— WORK TO BE COMPLETED —
Extract the whole listing as it stands. Do not include the pictures.

— MATERIAL —

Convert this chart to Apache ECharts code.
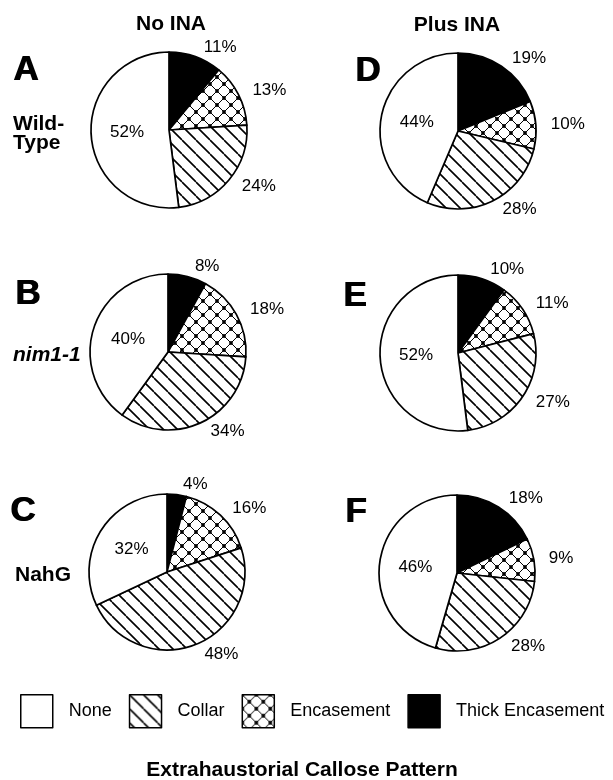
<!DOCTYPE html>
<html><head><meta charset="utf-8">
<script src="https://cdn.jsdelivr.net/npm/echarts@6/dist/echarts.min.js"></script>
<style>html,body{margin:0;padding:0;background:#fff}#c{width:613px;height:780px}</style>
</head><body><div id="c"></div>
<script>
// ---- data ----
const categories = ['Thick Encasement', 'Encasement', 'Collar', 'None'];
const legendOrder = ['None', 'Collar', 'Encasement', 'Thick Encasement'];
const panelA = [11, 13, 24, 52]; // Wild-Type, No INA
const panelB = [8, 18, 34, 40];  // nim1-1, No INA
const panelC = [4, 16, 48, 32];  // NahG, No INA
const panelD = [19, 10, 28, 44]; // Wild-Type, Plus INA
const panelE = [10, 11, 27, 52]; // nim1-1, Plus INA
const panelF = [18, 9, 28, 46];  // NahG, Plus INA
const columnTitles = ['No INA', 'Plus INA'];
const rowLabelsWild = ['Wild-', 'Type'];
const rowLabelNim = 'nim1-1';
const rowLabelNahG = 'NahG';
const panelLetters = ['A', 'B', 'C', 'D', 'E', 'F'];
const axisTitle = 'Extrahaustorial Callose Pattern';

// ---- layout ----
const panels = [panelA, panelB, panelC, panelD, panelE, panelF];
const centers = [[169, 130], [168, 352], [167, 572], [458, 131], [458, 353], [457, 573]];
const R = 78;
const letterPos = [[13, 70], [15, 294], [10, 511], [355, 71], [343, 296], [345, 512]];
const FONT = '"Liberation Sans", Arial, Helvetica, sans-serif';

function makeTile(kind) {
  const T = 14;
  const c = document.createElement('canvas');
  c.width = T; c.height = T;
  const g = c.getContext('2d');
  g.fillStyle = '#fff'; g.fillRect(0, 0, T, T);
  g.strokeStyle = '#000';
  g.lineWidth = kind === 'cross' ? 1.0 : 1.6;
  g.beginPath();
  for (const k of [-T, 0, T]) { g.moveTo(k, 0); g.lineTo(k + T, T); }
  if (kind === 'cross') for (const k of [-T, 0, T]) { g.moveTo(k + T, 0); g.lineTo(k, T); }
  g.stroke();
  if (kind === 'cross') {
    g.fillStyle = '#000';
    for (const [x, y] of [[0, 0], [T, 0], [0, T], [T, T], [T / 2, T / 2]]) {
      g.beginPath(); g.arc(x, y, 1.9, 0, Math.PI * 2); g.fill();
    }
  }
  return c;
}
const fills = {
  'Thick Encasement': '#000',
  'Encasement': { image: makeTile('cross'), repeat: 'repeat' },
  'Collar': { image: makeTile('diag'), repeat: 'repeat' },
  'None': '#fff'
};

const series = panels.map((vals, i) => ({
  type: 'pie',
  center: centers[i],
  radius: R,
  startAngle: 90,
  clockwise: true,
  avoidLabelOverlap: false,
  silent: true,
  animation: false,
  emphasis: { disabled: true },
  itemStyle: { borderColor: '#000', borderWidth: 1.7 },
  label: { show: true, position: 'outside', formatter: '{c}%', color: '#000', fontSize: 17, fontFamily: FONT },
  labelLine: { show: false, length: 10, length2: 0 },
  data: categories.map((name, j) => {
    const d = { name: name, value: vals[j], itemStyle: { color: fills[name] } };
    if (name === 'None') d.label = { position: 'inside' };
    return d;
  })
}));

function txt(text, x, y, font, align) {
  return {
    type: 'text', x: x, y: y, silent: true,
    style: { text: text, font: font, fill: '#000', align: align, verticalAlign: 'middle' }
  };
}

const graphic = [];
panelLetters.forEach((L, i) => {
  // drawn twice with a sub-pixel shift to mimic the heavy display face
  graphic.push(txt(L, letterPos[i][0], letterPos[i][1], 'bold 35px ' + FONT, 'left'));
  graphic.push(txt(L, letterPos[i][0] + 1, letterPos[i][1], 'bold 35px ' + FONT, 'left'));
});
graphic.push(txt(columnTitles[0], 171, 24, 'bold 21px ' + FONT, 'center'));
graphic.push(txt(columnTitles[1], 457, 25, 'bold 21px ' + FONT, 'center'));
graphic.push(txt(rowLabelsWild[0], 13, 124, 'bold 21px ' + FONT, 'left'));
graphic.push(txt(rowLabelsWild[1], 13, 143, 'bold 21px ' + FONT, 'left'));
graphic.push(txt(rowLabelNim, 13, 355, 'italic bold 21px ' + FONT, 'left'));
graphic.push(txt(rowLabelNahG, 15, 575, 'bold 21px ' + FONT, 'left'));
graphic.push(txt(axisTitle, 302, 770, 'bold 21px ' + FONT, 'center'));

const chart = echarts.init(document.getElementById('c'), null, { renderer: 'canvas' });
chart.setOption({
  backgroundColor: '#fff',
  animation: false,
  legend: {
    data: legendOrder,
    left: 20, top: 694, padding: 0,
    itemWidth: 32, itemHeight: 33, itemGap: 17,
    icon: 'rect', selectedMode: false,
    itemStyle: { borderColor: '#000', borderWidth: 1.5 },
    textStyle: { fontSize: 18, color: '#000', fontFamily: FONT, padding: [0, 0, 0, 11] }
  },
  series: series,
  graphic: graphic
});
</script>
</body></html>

— OUTPUT OF THE TASK —
Convert this chart to Apache ECharts code.
<!DOCTYPE html>
<html><head><meta charset="utf-8">
<script src="https://cdn.jsdelivr.net/npm/echarts@6/dist/echarts.min.js"></script>
<style>html,body{margin:0;padding:0;background:#fff}#c{width:613px;height:780px}</style>
</head><body><div id="c"></div>
<script>
// ---- data ----
const categories = ['Thick Encasement', 'Encasement', 'Collar', 'None'];
const legendOrder = ['None', 'Collar', 'Encasement', 'Thick Encasement'];
const panelA = [11, 13, 24, 52]; // Wild-Type, No INA
const panelB = [8, 18, 34, 40];  // nim1-1, No INA
const panelC = [4, 16, 48, 32];  // NahG, No INA
const panelD = [19, 10, 28, 44]; // Wild-Type, Plus INA
const panelE = [10, 11, 27, 52]; // nim1-1, Plus INA
const panelF = [18, 9, 28, 46];  // NahG, Plus INA
const columnTitles = ['No INA', 'Plus INA'];
const rowLabelsWild = ['Wild-', 'Type'];
const rowLabelNim = 'nim1-1';
const rowLabelNahG = 'NahG';
const panelLetters = ['A', 'B', 'C', 'D', 'E', 'F'];
const axisTitle = 'Extrahaustorial Callose Pattern';

// ---- layout ----
const panels = [panelA, panelB, panelC, panelD, panelE, panelF];
const centers = [[169, 130], [168, 352], [167, 572], [458, 131], [458, 353], [457, 573]];
const R = 78;
const letterPos = [[13, 70], [15, 294], [10, 511], [355, 71], [343, 296], [345, 512]];
const FONT = '"Liberation Sans", Arial, Helvetica, sans-serif';

function makeTile(kind) {
  const T = 14;
  const c = document.createElement('canvas');
  c.width = T; c.height = T;
  const g = c.getContext('2d');
  g.fillStyle = '#fff'; g.fillRect(0, 0, T, T);
  g.strokeStyle = '#000';
  g.lineWidth = kind === 'cross' ? 1.0 : 1.6;
  g.beginPath();
  for (const k of [-T, 0, T]) { g.moveTo(k, 0); g.lineTo(k + T, T); }
  if (kind === 'cross') for (const k of [-T, 0, T]) { g.moveTo(k + T, 0); g.lineTo(k, T); }
  g.stroke();
  if (kind === 'cross') {
    g.fillStyle = '#000';
    for (const [x, y] of [[0, 0], [T, 0], [0, T], [T, T], [T / 2, T / 2]]) {
      g.beginPath(); g.arc(x, y, 1.9, 0, Math.PI * 2); g.fill();
    }
  }
  return c;
}
const fills = {
  'Thick Encasement': '#000',
  'Encasement': { image: makeTile('cross'), repeat: 'repeat' },
  'Collar': { image: makeTile('diag'), repeat: 'repeat' },
  'None': '#fff'
};

const series = panels.map((vals, i) => ({
  type: 'pie',
  center: centers[i],
  radius: R,
  startAngle: 90,
  clockwise: true,
  avoidLabelOverlap: false,
  silent: true,
  animation: false,
  emphasis: { disabled: true },
  itemStyle: { borderColor: '#000', borderWidth: 1.7 },
  label: { show: true, position: 'outside', formatter: '{c}%', color: '#000', fontSize: 17, fontFamily: FONT },
  labelLine: { show: false, length: 10, length2: 0 },
  data: categories.map((name, j) => {
    const d = { name: name, value: vals[j], itemStyle: { color: fills[name] } };
    if (name === 'None') d.label = { position: 'inside' };
    return d;
  })
}));

function txt(text, x, y, font, align) {
  return {
    type: 'text', x: x, y: y, silent: true,
    style: { text: text, font: font, fill: '#000', align: align, verticalAlign: 'middle' }
  };
}

const graphic = [];
panelLetters.forEach((L, i) => {
  // drawn twice with a sub-pixel shift to mimic the heavy display face
  graphic.push(txt(L, letterPos[i][0], letterPos[i][1], 'bold 35px ' + FONT, 'left'));
  graphic.push(txt(L, letterPos[i][0] + 1, letterPos[i][1], 'bold 35px ' + FONT, 'left'));
});
graphic.push(txt(columnTitles[0], 171, 24, 'bold 21px ' + FONT, 'center'));
graphic.push(txt(columnTitles[1], 457, 25, 'bold 21px ' + FONT, 'center'));
graphic.push(txt(rowLabelsWild[0], 13, 124, 'bold 21px ' + FONT, 'left'));
graphic.push(txt(rowLabelsWild[1], 13, 143, 'bold 21px ' + FONT, 'left'));
graphic.push(txt(rowLabelNim, 13, 355, 'italic bold 21px ' + FONT, 'left'));
graphic.push(txt(rowLabelNahG, 15, 575, 'bold 21px ' + FONT, 'left'));
graphic.push(txt(axisTitle, 302, 770, 'bold 21px ' + FONT, 'center'));

const chart = echarts.init(document.getElementById('c'), null, { renderer: 'canvas' });
chart.setOption({
  backgroundColor: '#fff',
  animation: false,
  legend: {
    data: legendOrder,
    left: 20, top: 694, padding: 0,
    itemWidth: 32, itemHeight: 33, itemGap: 17,
    icon: 'rect', selectedMode: false,
    itemStyle: { borderColor: '#000', borderWidth: 1.5 },
    textStyle: { fontSize: 18, color: '#000', fontFamily: FONT, padding: [0, 0, 0, 11] }
  },
  series: series,
  graphic: graphic
});
</script>
</body></html>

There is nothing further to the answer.